The equivalent weight of \(\text{Na}_2\text{S}_2\text{O}_3\) (Gram molecular weight = \(M\)) in the given reaction is: \[\text{I}_2 + 2 \text{Na}_2\text{S}_2\text{O}_3 \rightarrow 2 \text{NaI} + \text{Na}_2\text{S}_4\text{O}_6\]
Here, each molecule of \(\text{Na}_2\text{S}_2\text{O}_3\) donates 1 electron, leading to a total of 2 electrons being transferred per molecule of \(\text{I}_2\).
Oxidation states of sulfur: In \(\text{Na}_2\text{S}_2\text{O}_3\), the average oxidation state of sulfur is +2. During the reaction, sulfur in \(\text{Na}_2\text{S}_2\text{O}_3\) is partially oxidized to \(\text{Na}_2\text{S}_4\text{O}_6\), where the average oxidation state becomes +2.5.
Definition of equivalent weight: The equivalent weight of a substance is given by: \( \text{Equivalent Weight} = \frac{\text{Molecular Weight}}{n}. \) Here, n represents the number of electrons transferred per molecule in the reaction.
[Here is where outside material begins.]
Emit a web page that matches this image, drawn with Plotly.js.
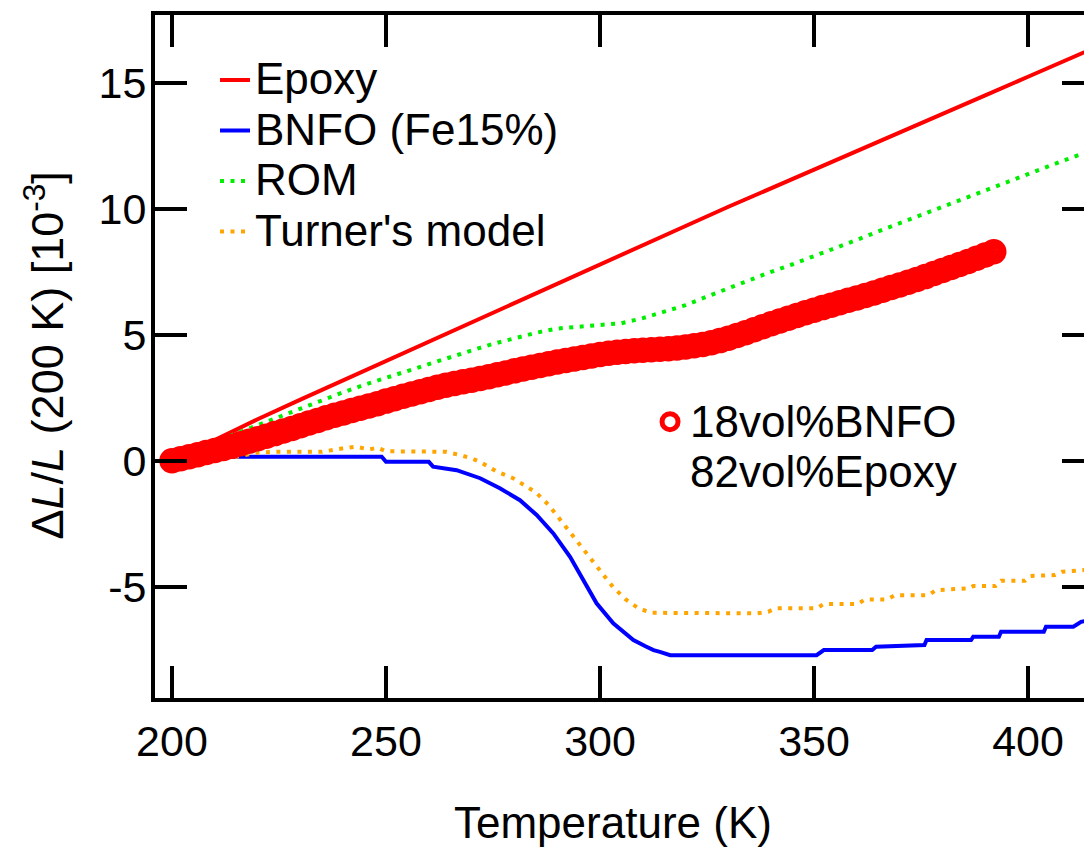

Calculation: For \(\text{Na}_2\text{S}_2\text{O}_3\), \(n = 1\), because each molecule transfers 1 electron. Therefore, the equivalent weight of \(\text{Na}_2\text{S}_2\text{O}_3\) is equal to its molecular weight, M. Thus, the equivalent weight of \(\text{Na}_2\text{S}_2\text{O}_3\) in this reaction is M.